Behavior of Failure Strategies
- 
Fallback to Stage-Level Strategy: 
 If no failure strategy is set at the service or environment level, the pipeline will fall back to the failure strategy defined at the stage level. However, this fallback only works if the stage-level strategy is within the subset of allowed failure strategies for the service or environment level.Failure strategies at the service/environment level are completely independent of step-level failure strategies. 
- 
Flexibility Over Propagation: 
 When propagating services and environments across stages, failure strategies are not propagated.
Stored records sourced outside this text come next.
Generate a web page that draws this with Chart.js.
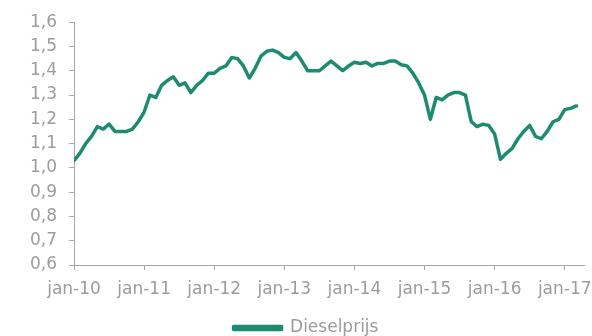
<!DOCTYPE html>
<html>
<head>
<meta charset="utf-8">
<script src="https://cdn.jsdelivr.net/npm/chart.js@4/dist/chart.umd.min.js"></script>
<style>
  html, body { margin: 0; padding: 0; background: #ffffff; overflow: hidden; }
  #wrap { width: 592px; height: 336px; position: relative; }
</style>
</head>
<body>
<div id="wrap"><canvas id="dieselChart"></canvas></div>
<script>
'use strict';

// Monthly diesel price (EUR/l), jan-10 through mar-17
const seriesLabel = 'Dieselprijs';
const prices2010 = [1.03, 1.06, 1.10, 1.13, 1.17, 1.16, 1.18, 1.15, 1.15, 1.15, 1.16, 1.19];
const prices2011 = [1.23, 1.30, 1.29, 1.34, 1.36, 1.375, 1.34, 1.35, 1.31, 1.34, 1.36, 1.39];
const prices2012 = [1.39, 1.41, 1.42, 1.455, 1.45, 1.42, 1.37, 1.41, 1.46, 1.48, 1.485, 1.475];
const prices2013 = [1.455, 1.45, 1.475, 1.44, 1.40, 1.40, 1.40, 1.42, 1.44, 1.42, 1.40, 1.42];
const prices2014 = [1.435, 1.43, 1.435, 1.42, 1.43, 1.43, 1.44, 1.44, 1.425, 1.42, 1.39, 1.35];
const prices2015 = [1.30, 1.20, 1.29, 1.28, 1.30, 1.31, 1.31, 1.30, 1.19, 1.17, 1.18, 1.175];
const prices2016 = [1.14, 1.035, 1.06, 1.08, 1.12, 1.15, 1.175, 1.13, 1.12, 1.15, 1.19, 1.20];
const prices2017 = [1.24, 1.245, 1.255];

// One tick per January, 12 months apart
const yearTickLabels = ['jan-10', 'jan-11', 'jan-12', 'jan-13', 'jan-14', 'jan-15', 'jan-16', 'jan-17'];
const MONTHS_PER_TICK = 12;

const prices = [].concat(prices2010, prices2011, prices2012, prices2013,
                         prices2014, prices2015, prices2016, prices2017);

const TEXT_COLOR = '#9c9c9c';
const AXIS_COLOR = '#a8a8a8';
const LINE_COLOR = '#1d8b70';
const FONT = { family: '"DejaVu Sans", sans-serif', size: 17 };

const ctx = document.getElementById('dieselChart').getContext('2d');

new Chart(ctx, {
    type: 'line',
    data: {
        datasets: [{
            label: seriesLabel,
            data: prices.map((price, month) => ({ x: month, y: price })),
            borderColor: LINE_COLOR,
            backgroundColor: LINE_COLOR,
            borderWidth: 3.5,
            borderJoinStyle: 'round',
            borderCapStyle: 'round',
            pointRadius: 0,
            tension: 0
        }]
    },
    options: {
        responsive: true,
        maintainAspectRatio: false,
        animation: false,
        layout: {
            padding: { top: 20, left: 28, right: 8, bottom: -10.5 }
        },
        plugins: {
            tooltip: { enabled: false },
            legend: {
                position: 'bottom',
                labels: {
                    color: TEXT_COLOR,
                    font: FONT,
                    boxWidth: 48,
                    boxHeight: 3,
                    padding: 6
                }
            }
        },
        scales: {
            x: {
                type: 'linear',
                min: 0,
                max: 87.3,
                afterFit: (scale) => {
                    scale.height = 48.5;
                    scale.paddingRight = 0;
                },
                afterBuildTicks: (scale) => {
                    scale.ticks = yearTickLabels.map((_, i) => ({ value: i * MONTHS_PER_TICK }));
                },
                ticks: {
                    color: TEXT_COLOR,
                    font: FONT,
                    padding: 9,
                    maxRotation: 0,
                    autoSkip: false,
                    callback: (value, index) => yearTickLabels[index]
                },
                grid: {
                    drawOnChartArea: false,
                    drawTicks: true,
                    tickLength: 5,
                    color: AXIS_COLOR
                },
                border: { color: AXIS_COLOR, width: 1 }
            },
            y: {
                min: 0.6,
                max: 1.6,
                afterFit: (scale) => { scale.width = 46; },
                ticks: {
                    stepSize: 0.1,
                    color: TEXT_COLOR,
                    font: FONT,
                    padding: 12,
                    callback: (value) => value.toFixed(1).replace('.', ',')
                },
                grid: {
                    drawOnChartArea: false,
                    drawTicks: true,
                    tickLength: 5,
                    color: AXIS_COLOR
                },
                border: { color: AXIS_COLOR, width: 1 }
            }
        }
    }
});
</script>
</body>
</html>
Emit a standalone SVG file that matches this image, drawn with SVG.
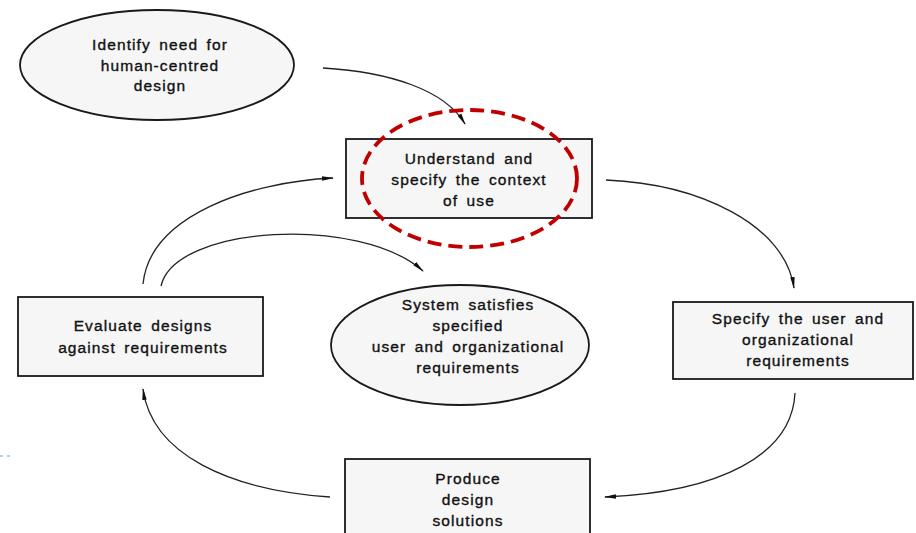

Instead, users are given the flexibility to define a specific failure strategy for each stage, ensuring tailored configurations.
Limitations
- 
Excluded Strategies for Environment Failures: 
 Strategies such as Manual Intervention, Ignore Failure, Mark as Success, and Proceed with Default Values are not supported as they are not applicable to environment failures.
- 
Excluded Strategies for Service Failures: 
 Strategies such as Manual Intervention, Ignore Failure, Mark as Success, and Proceed with Default Values are not supported as they are not applicable to service failures.
- 
Stage-Level Failure Strategy vs. Service/Environment-Level Failures If a failure strategy is defined at the stage level, it will only apply if the failure occurs at a level that supports the chosen strategy. For example: - Suppose a failure occurs at the service or environment level, but the stage-level failure strategy is set to Mark as Success.
- Since the service level only supports Rollback Pipeline, Retry Step, Abort, and Mark as Failure, the Mark as Success strategy will not be applicable in this scenario. This means failure strategies must be aligned with the supported failure-handling mechanisms at each level.